Monday, June 18, 2012

When characters take on a life of their own...

I have been speaking to an agent (squee) about my WIP Misbegotten and he strongly suggested I put together a biography of my main character--paracrimes journalist Kira Simkins. I had bits and pieces of her in folders and files and notebooks and sticky pads, but when I started pulling it all together, I realized that she had taken on a life of her own. I invented two true crime books for her and Joy Sillensen, my go-to-gal for covers, whipped up a couple of dummy covers for me.
I like the covers so much that at some point, I might actually write the books that go along with the covers. 
I never actually intended for my paranormal Los Angeles to be the setting of so much of my fiction. Kira was just a character I conjured up for a story I wrote for John Donald Carlucci's Astonishing Adventures Magazine.
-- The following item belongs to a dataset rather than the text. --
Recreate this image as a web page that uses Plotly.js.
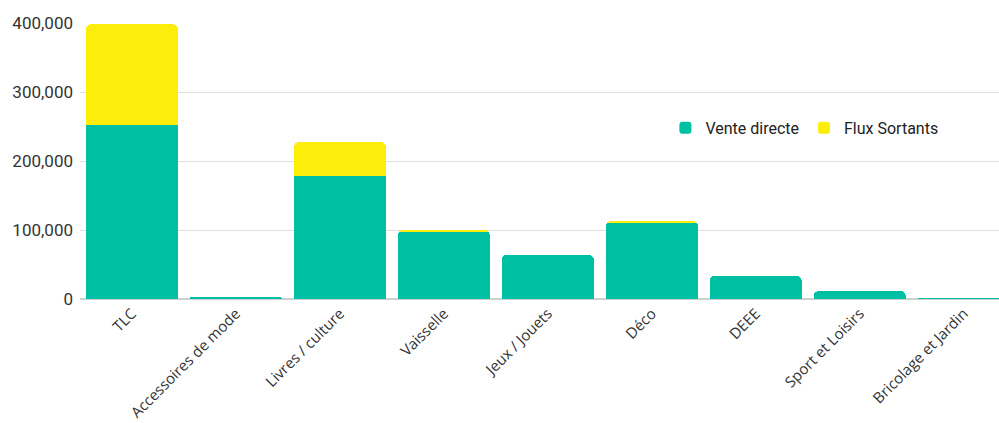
<!DOCTYPE html>
<html>
<head>
<meta charset="utf-8">
<script src="https://cdn.plot.ly/plotly-3.0.1.min.js"></script>
<style>html,body{margin:0;padding:0;background:#fff;}#chart{width:999px;height:423px;}</style>
</head>
<body>
<div id="chart"></div>
<script>
var categories = ["TLC", "Accessoires de mode", "Livres / culture", "Vaisselle", "Jeux / Jouets", "Déco", "DEEE", "Sport et Loisirs", "Bricolage et Jardin"];
var venteDirecte = [252000, 3000, 178000, 97500, 64000, 110000, 33500, 11500, 1500];
var fluxSortants = [146000, 0, 49500, 2500, 0, 3000, 0, 0, 0];
var yTicks = [0, 100000, 200000, 300000, 400000];

var traces = [
  {type: "bar", name: "Vente directe", x: categories, y: venteDirecte, marker: {color: "#00C0A3"}, width: 0.885},
  {type: "bar", name: "Flux Sortants", x: categories, y: fluxSortants, marker: {color: "#FCEE0A"}, width: 0.885}
];
var layout = {
  width: 999, height: 423,
  margin: {l: 80, r: 0, t: 23, b: 124},
  barmode: "stack",
  barcornerradius: 5,
  paper_bgcolor: "#fff", plot_bgcolor: "#fff",
  font: {family: "Roboto, sans-serif", color: "#333", size: 15},
  showlegend: true,
  legend: {orientation: "h", x: 0.637, xanchor: "left", y: 0.62, yanchor: "middle", font: {size: 16, color: "#222"}, traceorder: "normal", itemwidth: 30},
  xaxis: {type: "category", range: [-0.5, 8.34], tickangle: -45, showgrid: false, showline: false, ticks: "", ticklabelstandoff: 2, tickfont: {family: "'Open Sans', sans-serif", size: 15, color: "#333"}},
  yaxis: {range: [0, 400000], tickvals: yTicks, tickformat: ",", showgrid: true, gridcolor: "#e0e0e0", gridwidth: 1, zeroline: true, zerolinecolor: "#d0d0d0", zerolinewidth: 2, showline: false, ticks: "", ticklabelstandoff: 6, tickfont: {size: 17, color: "#333"}}
};
Plotly.newPlot("chart", traces, layout, {displayModeBar: false, staticPlot: true});
</script>
</body>
</html>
There's a comfort zone there, though. I've lived in Los Angeles longer than I have lived anywhere else in my life--though for an Army brat who moved every year as a child, that's not much of a boast. My first job here was working at Los Angeles Magazine at the same time I was a cityside reporter for the now-defunct L.A. Weekly.  I know my adopted city and am inspired by it every time I leave the apartment. Putting the magical overlay on top of the city amuses me, and the settings I use the most often--Griffith Observatory, Hollywood, Malibu Creek Park--have a magic of their own even in their mundane state.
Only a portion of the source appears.